(Figure scripts)
▽
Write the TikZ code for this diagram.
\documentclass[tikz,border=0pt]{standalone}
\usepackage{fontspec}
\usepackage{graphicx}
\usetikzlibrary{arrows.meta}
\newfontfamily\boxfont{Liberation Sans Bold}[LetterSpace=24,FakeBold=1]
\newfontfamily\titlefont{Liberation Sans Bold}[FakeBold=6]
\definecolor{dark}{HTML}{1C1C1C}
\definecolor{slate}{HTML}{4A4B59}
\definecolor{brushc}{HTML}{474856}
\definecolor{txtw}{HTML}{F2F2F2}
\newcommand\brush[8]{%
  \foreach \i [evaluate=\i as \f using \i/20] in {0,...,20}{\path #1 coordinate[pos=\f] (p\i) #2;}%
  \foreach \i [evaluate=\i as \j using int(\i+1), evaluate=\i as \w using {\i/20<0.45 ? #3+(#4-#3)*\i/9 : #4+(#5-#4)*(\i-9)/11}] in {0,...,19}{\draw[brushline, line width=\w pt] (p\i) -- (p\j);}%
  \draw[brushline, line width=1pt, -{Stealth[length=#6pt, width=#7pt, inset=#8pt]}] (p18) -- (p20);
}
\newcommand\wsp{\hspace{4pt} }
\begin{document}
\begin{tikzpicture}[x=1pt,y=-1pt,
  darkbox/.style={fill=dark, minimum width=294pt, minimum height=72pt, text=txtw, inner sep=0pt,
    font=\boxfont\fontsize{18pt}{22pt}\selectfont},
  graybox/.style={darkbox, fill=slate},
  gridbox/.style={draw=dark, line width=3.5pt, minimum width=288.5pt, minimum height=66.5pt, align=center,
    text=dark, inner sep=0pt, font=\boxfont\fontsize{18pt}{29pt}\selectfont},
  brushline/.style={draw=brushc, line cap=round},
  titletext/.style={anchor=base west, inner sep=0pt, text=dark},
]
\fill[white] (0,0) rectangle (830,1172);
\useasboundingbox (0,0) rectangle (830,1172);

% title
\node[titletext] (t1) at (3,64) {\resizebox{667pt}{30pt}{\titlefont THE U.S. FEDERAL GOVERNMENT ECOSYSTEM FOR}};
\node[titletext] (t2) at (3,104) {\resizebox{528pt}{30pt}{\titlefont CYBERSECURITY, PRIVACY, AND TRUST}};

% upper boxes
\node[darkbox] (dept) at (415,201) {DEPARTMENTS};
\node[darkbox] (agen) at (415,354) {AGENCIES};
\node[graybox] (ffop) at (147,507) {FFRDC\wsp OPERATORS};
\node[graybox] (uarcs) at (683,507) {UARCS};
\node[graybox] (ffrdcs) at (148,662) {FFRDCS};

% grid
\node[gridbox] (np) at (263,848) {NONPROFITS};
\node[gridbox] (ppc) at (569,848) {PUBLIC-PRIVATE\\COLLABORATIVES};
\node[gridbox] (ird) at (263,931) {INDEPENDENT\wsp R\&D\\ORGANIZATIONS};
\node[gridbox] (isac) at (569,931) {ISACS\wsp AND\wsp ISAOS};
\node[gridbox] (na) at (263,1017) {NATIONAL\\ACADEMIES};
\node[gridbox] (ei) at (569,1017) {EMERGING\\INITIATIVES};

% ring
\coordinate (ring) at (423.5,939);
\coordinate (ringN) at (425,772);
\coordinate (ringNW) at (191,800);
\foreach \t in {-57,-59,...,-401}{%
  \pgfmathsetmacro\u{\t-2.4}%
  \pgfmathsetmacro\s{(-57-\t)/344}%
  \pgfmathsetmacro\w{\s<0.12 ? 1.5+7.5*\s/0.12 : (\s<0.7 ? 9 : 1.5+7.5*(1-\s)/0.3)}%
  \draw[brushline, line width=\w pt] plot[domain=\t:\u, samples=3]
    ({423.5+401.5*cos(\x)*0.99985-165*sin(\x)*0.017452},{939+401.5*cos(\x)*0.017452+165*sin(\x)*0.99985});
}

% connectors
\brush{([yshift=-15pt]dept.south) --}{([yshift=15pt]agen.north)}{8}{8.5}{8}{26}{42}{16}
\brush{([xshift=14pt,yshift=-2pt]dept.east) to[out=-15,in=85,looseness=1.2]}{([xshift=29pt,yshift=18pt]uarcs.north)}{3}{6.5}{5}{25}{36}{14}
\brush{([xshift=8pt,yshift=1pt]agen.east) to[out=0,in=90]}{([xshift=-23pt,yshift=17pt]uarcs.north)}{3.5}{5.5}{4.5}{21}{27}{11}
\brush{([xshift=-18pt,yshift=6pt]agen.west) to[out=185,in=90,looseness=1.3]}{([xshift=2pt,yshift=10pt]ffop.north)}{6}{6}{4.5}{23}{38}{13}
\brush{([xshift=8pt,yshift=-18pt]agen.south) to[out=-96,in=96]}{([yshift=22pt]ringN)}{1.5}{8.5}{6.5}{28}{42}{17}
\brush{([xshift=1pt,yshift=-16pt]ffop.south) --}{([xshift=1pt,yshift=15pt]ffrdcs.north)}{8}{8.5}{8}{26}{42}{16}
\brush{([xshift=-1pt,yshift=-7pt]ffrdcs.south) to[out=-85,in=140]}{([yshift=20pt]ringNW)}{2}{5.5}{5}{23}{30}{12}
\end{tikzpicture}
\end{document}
△
▽
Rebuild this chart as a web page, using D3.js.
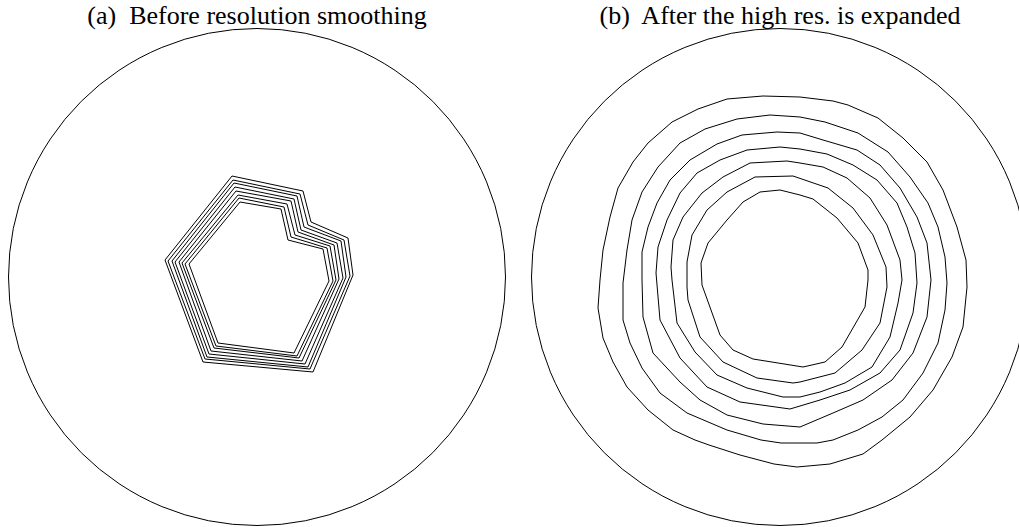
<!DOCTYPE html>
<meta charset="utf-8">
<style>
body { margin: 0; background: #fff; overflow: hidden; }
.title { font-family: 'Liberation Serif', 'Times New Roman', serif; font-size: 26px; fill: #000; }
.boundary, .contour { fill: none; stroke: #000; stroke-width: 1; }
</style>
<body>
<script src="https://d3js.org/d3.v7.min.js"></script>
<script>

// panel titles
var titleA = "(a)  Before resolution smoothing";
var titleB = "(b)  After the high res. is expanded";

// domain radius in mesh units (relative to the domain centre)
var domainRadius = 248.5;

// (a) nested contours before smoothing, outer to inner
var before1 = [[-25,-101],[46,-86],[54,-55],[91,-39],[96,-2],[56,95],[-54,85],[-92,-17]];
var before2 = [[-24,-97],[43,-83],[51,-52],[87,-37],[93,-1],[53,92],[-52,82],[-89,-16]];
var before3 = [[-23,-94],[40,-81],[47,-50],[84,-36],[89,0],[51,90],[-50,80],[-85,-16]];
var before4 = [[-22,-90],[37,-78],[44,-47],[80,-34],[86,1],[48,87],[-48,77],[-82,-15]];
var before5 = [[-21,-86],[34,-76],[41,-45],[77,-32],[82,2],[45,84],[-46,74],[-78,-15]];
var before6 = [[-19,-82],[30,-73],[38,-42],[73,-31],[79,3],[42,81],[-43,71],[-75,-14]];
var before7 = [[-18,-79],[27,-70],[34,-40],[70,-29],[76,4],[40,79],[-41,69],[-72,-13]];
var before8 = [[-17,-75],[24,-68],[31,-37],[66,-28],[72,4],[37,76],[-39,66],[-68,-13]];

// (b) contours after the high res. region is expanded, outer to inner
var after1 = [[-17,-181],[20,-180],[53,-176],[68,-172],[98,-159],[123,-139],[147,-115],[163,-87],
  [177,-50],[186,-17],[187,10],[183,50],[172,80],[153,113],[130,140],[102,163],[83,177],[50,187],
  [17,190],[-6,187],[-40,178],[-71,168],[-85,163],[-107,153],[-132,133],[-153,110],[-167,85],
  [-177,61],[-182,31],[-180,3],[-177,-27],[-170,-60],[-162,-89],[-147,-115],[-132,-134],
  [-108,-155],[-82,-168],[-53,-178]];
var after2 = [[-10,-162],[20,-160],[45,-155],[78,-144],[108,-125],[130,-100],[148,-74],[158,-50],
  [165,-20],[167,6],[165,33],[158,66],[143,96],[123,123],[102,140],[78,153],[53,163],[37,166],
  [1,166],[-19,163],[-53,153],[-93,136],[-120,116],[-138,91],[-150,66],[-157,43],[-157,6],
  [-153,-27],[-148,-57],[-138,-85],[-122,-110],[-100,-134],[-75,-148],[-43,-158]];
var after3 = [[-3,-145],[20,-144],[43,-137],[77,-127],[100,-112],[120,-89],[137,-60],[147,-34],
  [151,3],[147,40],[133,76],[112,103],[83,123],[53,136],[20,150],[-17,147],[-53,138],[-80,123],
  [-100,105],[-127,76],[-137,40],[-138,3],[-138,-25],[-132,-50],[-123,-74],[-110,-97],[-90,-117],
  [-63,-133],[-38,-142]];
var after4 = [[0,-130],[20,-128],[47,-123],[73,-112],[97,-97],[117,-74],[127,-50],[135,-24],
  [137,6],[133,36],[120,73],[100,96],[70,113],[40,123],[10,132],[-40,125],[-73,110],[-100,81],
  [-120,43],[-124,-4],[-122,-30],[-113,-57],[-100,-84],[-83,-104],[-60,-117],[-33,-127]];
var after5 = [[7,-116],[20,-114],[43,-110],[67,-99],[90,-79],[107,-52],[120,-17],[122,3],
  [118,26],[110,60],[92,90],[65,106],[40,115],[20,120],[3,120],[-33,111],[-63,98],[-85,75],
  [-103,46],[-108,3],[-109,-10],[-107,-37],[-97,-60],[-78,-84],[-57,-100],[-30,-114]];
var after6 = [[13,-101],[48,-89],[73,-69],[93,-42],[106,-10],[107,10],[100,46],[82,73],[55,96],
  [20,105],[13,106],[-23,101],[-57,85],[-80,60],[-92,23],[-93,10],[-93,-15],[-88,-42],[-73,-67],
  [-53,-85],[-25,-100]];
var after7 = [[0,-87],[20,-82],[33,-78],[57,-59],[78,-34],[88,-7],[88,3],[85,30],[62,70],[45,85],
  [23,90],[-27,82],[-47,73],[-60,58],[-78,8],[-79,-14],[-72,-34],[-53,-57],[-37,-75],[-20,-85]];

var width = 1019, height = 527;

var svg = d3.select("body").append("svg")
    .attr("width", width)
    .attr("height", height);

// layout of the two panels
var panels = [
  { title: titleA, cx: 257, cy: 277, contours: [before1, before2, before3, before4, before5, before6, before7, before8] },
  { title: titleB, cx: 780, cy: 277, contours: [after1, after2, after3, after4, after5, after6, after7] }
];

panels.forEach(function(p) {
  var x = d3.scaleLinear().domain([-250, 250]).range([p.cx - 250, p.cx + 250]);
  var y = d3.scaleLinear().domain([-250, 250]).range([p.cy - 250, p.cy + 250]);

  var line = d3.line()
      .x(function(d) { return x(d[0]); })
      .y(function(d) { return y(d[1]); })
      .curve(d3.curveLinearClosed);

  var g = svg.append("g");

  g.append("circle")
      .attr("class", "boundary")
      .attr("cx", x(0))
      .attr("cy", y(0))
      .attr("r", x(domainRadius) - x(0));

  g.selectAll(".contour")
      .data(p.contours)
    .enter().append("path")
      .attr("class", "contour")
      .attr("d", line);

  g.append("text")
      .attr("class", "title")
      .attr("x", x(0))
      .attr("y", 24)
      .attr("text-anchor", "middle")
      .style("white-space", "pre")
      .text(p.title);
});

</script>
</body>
△
**WHAT IS EXPECTED**
Identify every line above with the string "this" in it. Copy those lines.

**EXERCISE ANSWER**
Write the TikZ code for this diagram.
Rebuild this chart as a web page, using D3.js.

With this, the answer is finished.